_INSTRUCTION_
Skip all pictures, then print the remaining material exactly.

_DATASET SECTION_
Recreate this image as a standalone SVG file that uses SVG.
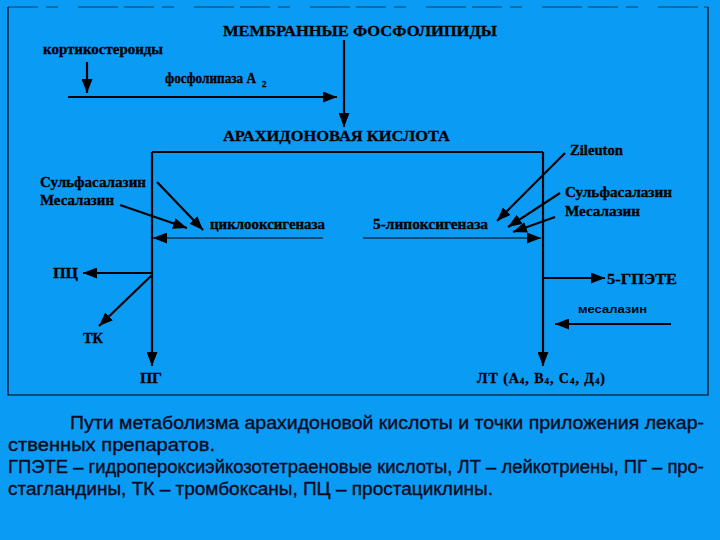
<svg xmlns="http://www.w3.org/2000/svg" width="720" height="540" viewBox="0 0 720 540">
<style>
.lbl{font-family:"Liberation Serif","DejaVu Serif",serif;font-weight:bold;font-size:14px;fill:#000;stroke:#000;stroke-width:0.3}
.big{font-size:15px}
.cap{font-family:"Liberation Sans Narrow","Liberation Sans","DejaVu Sans",sans-serif;font-size:17.5px;fill:#0a0a20;stroke:#0a0a20;stroke-width:0.35}
.ln{stroke:#000;stroke-width:2.2;fill:none}
.thin{stroke:#000;stroke-width:1.2;fill:none}
.arr{marker-end:url(#ah)}
</style>
<defs>
<marker id="ah" viewBox="0 0 10 10" refX="10" refY="5" markerWidth="14" markerHeight="11" preserveAspectRatio="none" markerUnits="userSpaceOnUse" orient="auto"><path d="M0,0 L10,5 L0,10 z" fill="#000"/></marker>
</defs>
<rect x="0" y="0" width="720" height="540" fill="#0a9cf5"/>
<g id="frame">
<path d="M8,7 V395 H708 V7" class="thin" stroke-width="1.6"/>
<path d="M8,7 H708" stroke="#000" stroke-width="1" stroke-opacity="0.6" stroke-dasharray="30,8,12,20,40,6" fill="none"/>
</g>
<g id="connectors">
<line x1="87" y1="62" x2="87" y2="93" class="ln arr"/>
<line x1="68" y1="97" x2="337" y2="97" class="ln arr"/>
<line x1="344" y1="40" x2="344" y2="127" class="ln arr"/>
<path d="M152,152 H543" class="ln"/>
<line x1="152" y1="152" x2="152" y2="366" class="ln arr"/>
<line x1="543" y1="152" x2="543" y2="366" class="ln arr"/>
<line x1="323" y1="238" x2="153" y2="238" class="thin arr"/>
<line x1="363" y1="238" x2="541" y2="238" class="thin arr"/>
<line x1="157" y1="182" x2="203" y2="230" class="ln arr"/>
<line x1="120" y1="205" x2="187" y2="228" class="ln arr"/>
<line x1="565" y1="153" x2="497" y2="221" class="ln arr"/>
<line x1="560" y1="193" x2="508" y2="227" class="ln arr"/>
<line x1="555" y1="217" x2="513" y2="232" class="ln arr"/>
<line x1="152" y1="273" x2="83" y2="273" class="ln arr"/>
<line x1="152" y1="275" x2="99" y2="326" class="ln arr"/>
<line x1="543" y1="278" x2="605" y2="278" class="ln arr"/>
<line x1="671" y1="324" x2="555" y2="324" class="ln arr"/>
</g>
<g id="membrane"><text class="lbl big" x="223" y="36" textLength="274" lengthAdjust="spacingAndGlyphs">МЕМБРАННЫЕ  ФОСФОЛИПИДЫ</text></g>
<g id="corticosteroids"><text class="lbl" x="43" y="54" textLength="120" lengthAdjust="spacingAndGlyphs">кортикостероиды</text></g>
<g id="pla2"><text class="lbl" x="165" y="83" textLength="91" lengthAdjust="spacingAndGlyphs">фосфолипаза А</text><text class="lbl" x="262" y="87" style="font-size:9px">2</text></g>
<g id="arachidonic"><text class="lbl big" x="223" y="141" textLength="227" lengthAdjust="spacingAndGlyphs">АРАХИДОНОВАЯ  КИСЛОТА</text></g>
<g id="sulfa-left"><text class="lbl" x="40" y="187" textLength="106" lengthAdjust="spacingAndGlyphs">Сульфасалазин</text></g>
<g id="mesa-left"><text class="lbl" x="40" y="205" textLength="74" lengthAdjust="spacingAndGlyphs">Месалазин</text></g>
<g id="cox"><text class="lbl" x="210" y="229" textLength="115" lengthAdjust="spacingAndGlyphs">циклооксигеназа</text></g>
<g id="lox"><text class="lbl" x="373" y="229" textLength="115" lengthAdjust="spacingAndGlyphs">5-липоксигеназа</text></g>
<g id="zileuton"><text class="lbl" x="570" y="155" textLength="53" lengthAdjust="spacingAndGlyphs">Zileuton</text></g>
<g id="sulfa-right"><text class="lbl" x="565" y="197" textLength="107" lengthAdjust="spacingAndGlyphs">Сульфасалазин</text></g>
<g id="mesa-right"><text class="lbl" x="565" y="216" textLength="75" lengthAdjust="spacingAndGlyphs">Месалазин</text></g>
<g id="pc"><text class="lbl" x="53" y="278" textLength="25" lengthAdjust="spacingAndGlyphs">ПЦ</text></g>
<g id="tk"><text class="lbl" x="83" y="343" textLength="20" lengthAdjust="spacingAndGlyphs">ТК</text></g>
<g id="pg"><text class="lbl" x="140" y="383" textLength="22" lengthAdjust="spacingAndGlyphs">ПГ</text></g>
<g id="hpete"><text class="lbl" x="607" y="284" textLength="70" lengthAdjust="spacingAndGlyphs">5-ГПЭТЕ</text></g>
<g id="mesa-lt"><text x="578" y="313" textLength="69" lengthAdjust="spacingAndGlyphs" style="font-family:'Liberation Sans',sans-serif;font-weight:bold;font-size:11px;fill:#000">месалазин</text></g>
<g id="lt"><text class="lbl" x="477" y="383" textLength="128" lengthAdjust="spacing">ЛТ (А<tspan font-size="9" dy="1">4</tspan><tspan dy="-1">, В</tspan><tspan font-size="9" dy="1">4</tspan><tspan dy="-1">, С</tspan><tspan font-size="9" dy="1">4</tspan><tspan dy="-1">, Д</tspan><tspan font-size="9" dy="1">4</tspan><tspan dy="-1">)</tspan></text></g>
<g id="caption">
<text class="cap" x="70" y="429" textLength="634" lengthAdjust="spacingAndGlyphs">Пути метаболизма арахидоновой кислоты и точки приложения лекар-</text>
<text class="cap" x="8" y="451" textLength="207" lengthAdjust="spacingAndGlyphs">ственных препаратов.</text>
<text class="cap" x="8" y="473" textLength="696" lengthAdjust="spacingAndGlyphs">ГПЭТЕ – гидропероксиэйкозотетраеновые кислоты, ЛТ – лейкотриены, ПГ – про-</text>
<text class="cap" x="8" y="495" textLength="485" lengthAdjust="spacingAndGlyphs">стагландины, ТК – тромбоксаны, ПЦ – простациклины.</text>
</g>
</svg>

_RESULT FOR THIS TASK_
Recreate this image as a standalone SVG file that uses SVG.
<svg xmlns="http://www.w3.org/2000/svg" width="720" height="540" viewBox="0 0 720 540">
<style>
.lbl{font-family:"Liberation Serif","DejaVu Serif",serif;font-weight:bold;font-size:14px;fill:#000;stroke:#000;stroke-width:0.3}
.big{font-size:15px}
.cap{font-family:"Liberation Sans Narrow","Liberation Sans","DejaVu Sans",sans-serif;font-size:17.5px;fill:#0a0a20;stroke:#0a0a20;stroke-width:0.35}
.ln{stroke:#000;stroke-width:2.2;fill:none}
.thin{stroke:#000;stroke-width:1.2;fill:none}
.arr{marker-end:url(#ah)}
</style>
<defs>
<marker id="ah" viewBox="0 0 10 10" refX="10" refY="5" markerWidth="14" markerHeight="11" preserveAspectRatio="none" markerUnits="userSpaceOnUse" orient="auto"><path d="M0,0 L10,5 L0,10 z" fill="#000"/></marker>
</defs>
<rect x="0" y="0" width="720" height="540" fill="#0a9cf5"/>
<g id="frame">
<path d="M8,7 V395 H708 V7" class="thin" stroke-width="1.6"/>
<path d="M8,7 H708" stroke="#000" stroke-width="1" stroke-opacity="0.6" stroke-dasharray="30,8,12,20,40,6" fill="none"/>
</g>
<g id="connectors">
<line x1="87" y1="62" x2="87" y2="93" class="ln arr"/>
<line x1="68" y1="97" x2="337" y2="97" class="ln arr"/>
<line x1="344" y1="40" x2="344" y2="127" class="ln arr"/>
<path d="M152,152 H543" class="ln"/>
<line x1="152" y1="152" x2="152" y2="366" class="ln arr"/>
<line x1="543" y1="152" x2="543" y2="366" class="ln arr"/>
<line x1="323" y1="238" x2="153" y2="238" class="thin arr"/>
<line x1="363" y1="238" x2="541" y2="238" class="thin arr"/>
<line x1="157" y1="182" x2="203" y2="230" class="ln arr"/>
<line x1="120" y1="205" x2="187" y2="228" class="ln arr"/>
<line x1="565" y1="153" x2="497" y2="221" class="ln arr"/>
<line x1="560" y1="193" x2="508" y2="227" class="ln arr"/>
<line x1="555" y1="217" x2="513" y2="232" class="ln arr"/>
<line x1="152" y1="273" x2="83" y2="273" class="ln arr"/>
<line x1="152" y1="275" x2="99" y2="326" class="ln arr"/>
<line x1="543" y1="278" x2="605" y2="278" class="ln arr"/>
<line x1="671" y1="324" x2="555" y2="324" class="ln arr"/>
</g>
<g id="membrane"><text class="lbl big" x="223" y="36" textLength="274" lengthAdjust="spacingAndGlyphs">МЕМБРАННЫЕ  ФОСФОЛИПИДЫ</text></g>
<g id="corticosteroids"><text class="lbl" x="43" y="54" textLength="120" lengthAdjust="spacingAndGlyphs">кортикостероиды</text></g>
<g id="pla2"><text class="lbl" x="165" y="83" textLength="91" lengthAdjust="spacingAndGlyphs">фосфолипаза А</text><text class="lbl" x="262" y="87" style="font-size:9px">2</text></g>
<g id="arachidonic"><text class="lbl big" x="223" y="141" textLength="227" lengthAdjust="spacingAndGlyphs">АРАХИДОНОВАЯ  КИСЛОТА</text></g>
<g id="sulfa-left"><text class="lbl" x="40" y="187" textLength="106" lengthAdjust="spacingAndGlyphs">Сульфасалазин</text></g>
<g id="mesa-left"><text class="lbl" x="40" y="205" textLength="74" lengthAdjust="spacingAndGlyphs">Месалазин</text></g>
<g id="cox"><text class="lbl" x="210" y="229" textLength="115" lengthAdjust="spacingAndGlyphs">циклооксигеназа</text></g>
<g id="lox"><text class="lbl" x="373" y="229" textLength="115" lengthAdjust="spacingAndGlyphs">5-липоксигеназа</text></g>
<g id="zileuton"><text class="lbl" x="570" y="155" textLength="53" lengthAdjust="spacingAndGlyphs">Zileuton</text></g>
<g id="sulfa-right"><text class="lbl" x="565" y="197" textLength="107" lengthAdjust="spacingAndGlyphs">Сульфасалазин</text></g>
<g id="mesa-right"><text class="lbl" x="565" y="216" textLength="75" lengthAdjust="spacingAndGlyphs">Месалазин</text></g>
<g id="pc"><text class="lbl" x="53" y="278" textLength="25" lengthAdjust="spacingAndGlyphs">ПЦ</text></g>
<g id="tk"><text class="lbl" x="83" y="343" textLength="20" lengthAdjust="spacingAndGlyphs">ТК</text></g>
<g id="pg"><text class="lbl" x="140" y="383" textLength="22" lengthAdjust="spacingAndGlyphs">ПГ</text></g>
<g id="hpete"><text class="lbl" x="607" y="284" textLength="70" lengthAdjust="spacingAndGlyphs">5-ГПЭТЕ</text></g>
<g id="mesa-lt"><text x="578" y="313" textLength="69" lengthAdjust="spacingAndGlyphs" style="font-family:'Liberation Sans',sans-serif;font-weight:bold;font-size:11px;fill:#000">месалазин</text></g>
<g id="lt"><text class="lbl" x="477" y="383" textLength="128" lengthAdjust="spacing">ЛТ (А<tspan font-size="9" dy="1">4</tspan><tspan dy="-1">, В</tspan><tspan font-size="9" dy="1">4</tspan><tspan dy="-1">, С</tspan><tspan font-size="9" dy="1">4</tspan><tspan dy="-1">, Д</tspan><tspan font-size="9" dy="1">4</tspan><tspan dy="-1">)</tspan></text></g>
<g id="caption">
<text class="cap" x="70" y="429" textLength="634" lengthAdjust="spacingAndGlyphs">Пути метаболизма арахидоновой кислоты и точки приложения лекар-</text>
<text class="cap" x="8" y="451" textLength="207" lengthAdjust="spacingAndGlyphs">ственных препаратов.</text>
<text class="cap" x="8" y="473" textLength="696" lengthAdjust="spacingAndGlyphs">ГПЭТЕ – гидропероксиэйкозотетраеновые кислоты, ЛТ – лейкотриены, ПГ – про-</text>
<text class="cap" x="8" y="495" textLength="485" lengthAdjust="spacingAndGlyphs">стагландины, ТК – тромбоксаны, ПЦ – простациклины.</text>
</g>
</svg>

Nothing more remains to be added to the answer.